While the Republican New Hampshire primary results were
unfolding, I was in a room with the man who was possibly the most
responsible for what was transpiring. His name is Mark Sokolich.
It was not too many years back that Chris Christie was the
darling of his party. He was practically anointed as the savior in the
days and months before the ascendancy of Mitt Romney. If Christie had
wanted it, the Republican crown and sceptre were his for the asking.
Even his "hug" with the enemy, in the aftermath of Sandy, was then
considered an act of sanity in an otherwise insane political arena.
All of that changed, and the fortunes of Mr. Christie began
to unravel because of Mayor Sokolich. He was the impetus for and
intended target of Bridgegate. He was the reason, why a foul mouthed
bully not named Christie was riding high in New Hampshire and around the
country. He was the reason why the junior Senator from Florida had
become the target of the brutal attack of the dying gasps of the also
ran Governor of New Jersey. He was, in many ways, responsible for a
tectonic shift in the ground beneath us, which allowed the fissure
through which Donald Trump emerged.
And yet this evening, in this crowded basement filled with
mostly senior citizens was not devoted to a speech on the state of our
nation but of our town. Mayor Sokolich, of Fort Lee, explained to the
assembled the nooks and crannies not of the state of disarray of the
Republican party but of the development of the 16 acre parcel that sat
within a stone's throw of where history was forever altered by the
closing lanes of the George Washington Bridge.
Mr. Sokolich spoke not of his role in matters larger than
him, but in matters small, of tax restructuring, of public parks, of
actual traffic issues, of pot holes in roads.
He recalled that this long fallow site had once been the
subject of an intended bribe of a different Mayor, of arrests, of
witness protection. That attempted altering of the landscape through
improper means was a crime even then. But he did not attempt to put
those long ago events in the context of what had been done to him, to
all of us. He did not seek to draw larger conclusions.

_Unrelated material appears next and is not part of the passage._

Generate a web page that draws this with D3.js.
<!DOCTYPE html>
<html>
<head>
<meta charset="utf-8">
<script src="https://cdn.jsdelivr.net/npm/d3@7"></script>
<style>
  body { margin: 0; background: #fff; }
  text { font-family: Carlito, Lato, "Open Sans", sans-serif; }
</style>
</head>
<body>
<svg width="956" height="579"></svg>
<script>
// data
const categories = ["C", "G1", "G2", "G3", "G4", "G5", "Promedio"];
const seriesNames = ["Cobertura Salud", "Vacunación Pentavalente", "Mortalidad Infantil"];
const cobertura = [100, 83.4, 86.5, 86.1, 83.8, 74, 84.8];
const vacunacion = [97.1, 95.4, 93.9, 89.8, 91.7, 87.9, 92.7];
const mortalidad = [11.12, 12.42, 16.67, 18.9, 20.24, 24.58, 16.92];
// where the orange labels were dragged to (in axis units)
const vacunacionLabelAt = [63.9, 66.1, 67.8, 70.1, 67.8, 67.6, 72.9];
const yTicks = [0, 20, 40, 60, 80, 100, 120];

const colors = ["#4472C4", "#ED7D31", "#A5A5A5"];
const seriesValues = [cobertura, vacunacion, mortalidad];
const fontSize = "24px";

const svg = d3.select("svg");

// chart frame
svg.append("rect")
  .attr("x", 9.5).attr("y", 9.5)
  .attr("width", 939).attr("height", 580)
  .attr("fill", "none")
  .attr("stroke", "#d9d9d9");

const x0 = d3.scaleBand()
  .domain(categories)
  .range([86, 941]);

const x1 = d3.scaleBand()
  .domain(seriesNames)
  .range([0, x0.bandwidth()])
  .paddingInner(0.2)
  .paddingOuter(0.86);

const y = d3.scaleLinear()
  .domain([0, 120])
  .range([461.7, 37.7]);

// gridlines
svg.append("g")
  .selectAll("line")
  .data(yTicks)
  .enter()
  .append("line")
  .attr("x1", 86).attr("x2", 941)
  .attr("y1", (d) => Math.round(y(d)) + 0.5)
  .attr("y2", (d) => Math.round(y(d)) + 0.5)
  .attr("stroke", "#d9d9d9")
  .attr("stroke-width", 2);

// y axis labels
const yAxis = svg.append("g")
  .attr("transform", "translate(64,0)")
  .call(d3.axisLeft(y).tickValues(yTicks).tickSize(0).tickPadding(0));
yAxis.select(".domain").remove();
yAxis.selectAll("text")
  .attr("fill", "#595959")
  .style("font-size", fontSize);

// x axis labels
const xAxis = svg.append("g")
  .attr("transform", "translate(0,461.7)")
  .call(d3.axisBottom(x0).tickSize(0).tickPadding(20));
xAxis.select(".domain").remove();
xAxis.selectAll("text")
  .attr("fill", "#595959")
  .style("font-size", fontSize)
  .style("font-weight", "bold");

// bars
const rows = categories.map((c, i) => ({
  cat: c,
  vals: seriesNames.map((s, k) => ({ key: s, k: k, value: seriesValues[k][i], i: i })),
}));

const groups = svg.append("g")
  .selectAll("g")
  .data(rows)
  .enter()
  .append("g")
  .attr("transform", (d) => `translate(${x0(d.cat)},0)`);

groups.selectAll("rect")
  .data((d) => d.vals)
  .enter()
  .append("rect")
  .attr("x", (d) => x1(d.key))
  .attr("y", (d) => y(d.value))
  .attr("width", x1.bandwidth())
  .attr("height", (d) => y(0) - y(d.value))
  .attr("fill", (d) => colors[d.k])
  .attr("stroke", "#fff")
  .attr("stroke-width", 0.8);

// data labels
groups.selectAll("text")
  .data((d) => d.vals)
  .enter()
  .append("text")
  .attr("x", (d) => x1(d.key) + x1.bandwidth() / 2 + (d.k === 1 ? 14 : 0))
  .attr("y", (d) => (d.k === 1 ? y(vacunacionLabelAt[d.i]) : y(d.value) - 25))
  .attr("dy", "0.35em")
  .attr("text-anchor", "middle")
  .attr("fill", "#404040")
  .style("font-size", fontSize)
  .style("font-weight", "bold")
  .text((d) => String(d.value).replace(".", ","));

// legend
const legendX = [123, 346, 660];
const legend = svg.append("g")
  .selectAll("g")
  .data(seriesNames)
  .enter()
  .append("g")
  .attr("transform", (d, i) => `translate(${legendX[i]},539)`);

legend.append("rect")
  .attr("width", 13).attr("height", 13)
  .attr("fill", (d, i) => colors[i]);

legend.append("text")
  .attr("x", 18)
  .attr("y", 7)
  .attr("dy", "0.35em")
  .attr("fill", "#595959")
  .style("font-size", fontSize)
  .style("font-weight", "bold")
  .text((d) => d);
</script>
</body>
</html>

Only as he readied his exit did he reference what was
happening last evening outside this room, outside this town, outside the
scope of what we had gathered to consider. And I wondered how he saw
himself as impacting on the arc of our country. But I did not ask and he
would undoubtedly not have answered. On this night he was not the man
who had earned the ire of the bully and set in motion the chain of
events which now seemed to alter the landscape of politics, contributed
to an overriding distrust for the integrity of the political
establishment, led to the demise of the Presidential aspirations of the
leader of our state and the apparent derailment of the present
aspirations of Mr. Rubio, but was merely the person called upon to calm
nerves and provide assurances that the buildings which were rising but a
few yards from where the moving of cones had closed much more than
traffic were a good thing for our town.
Mark Sokolich walked out of an overcrowded basement eager,
as we all were, to find out about much more than the future of our town,
but of the destiny of over 300 million people. New Hampshire had
proclaimed Trump triumphant and rejected the man who sought revenge
against a small town Mayor who had irritated him. Chris Christie, who
had all but abandoned New Jersey and established residence in the
Granite state, had been soundly thrashed.
As he left the room, I shook the hand of the man who had
set the chain of events in motion. And I told him what had occurred,
giving him the details of the primary vote. I won't tell you his reply. I
can only reveal that it might have surprised you.
1 comment:
Robert, please do not hold us in suspense. Please do tell us what the Mayor said!